I am of course still running around a bit at work, and wading through the literally thousands of accumulated blog posts in my reader (and articles on The Caucus), but the first blog I caught up on was Postcards from yo momma, and I realized partly why I like it so much. First of all, it has an element of surprise like nothing else. And it's hilariously true, and it actually is true, which is obviously part of the appeal. There's such an interesting demographic mix, parents who are clearly hip to the net, parents who can barely type, parents who are eloquent, those who can barely spell, city dwellers, country dwellers, homebodies, hicks, cosmopolitan world travelers, people who have great relationships with their kids and those who are begging for their child just to listen. I love trying to puzzle out the hints contained in each post, try to guess at the relationship, the circumstances, the context, everything. I love the sheer humanity of it. But the other thing I think I love about it is the mom-ness of it. I mean, I love this mass sisterhood of mothers, all around the country, all in many ways the same despite all their differences, and all so overflowing with love and worry for their kids. It's like they are all shades of the same family. And I love that the love is so great that it's goofy and over the top and exaggerated, and I feel good that someday I, too, can be a crazy mother sending crazy e-mails to her kids, and I can also be part of that sisterhood of moms, and I can be shameless about it, and I can be yet another member of this crazy, aching humanity.
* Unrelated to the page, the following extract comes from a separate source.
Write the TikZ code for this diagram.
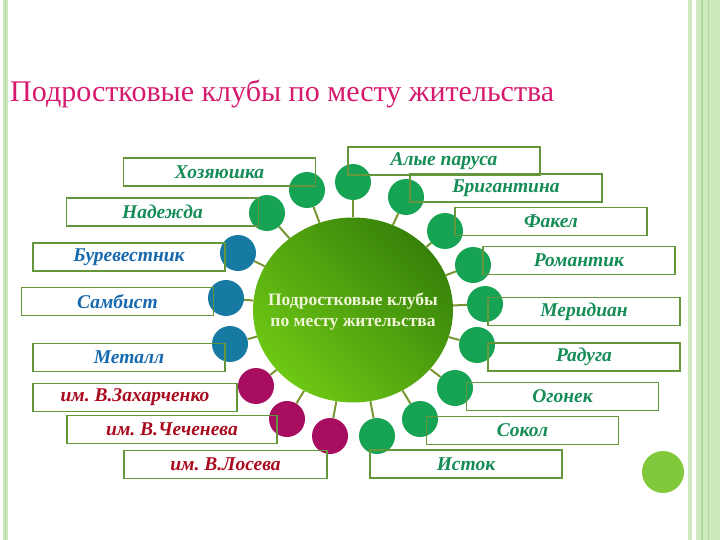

Plus, where else can you get such nuggets of unexpected wisdom.

mom: I hated kayaking so much this weekend I used the F word on Dad
mom: He kayaked away for awhile and I was lost
mom: stupid me
mom: don't use the F word unless you can find home
mom: but he felt sorry for me cause I was paddling backwards at one point
mom: actually, I found backwards more relaxing
mom: but he thinks I was just incompetant

Don't use the F word unless you can find home. How true.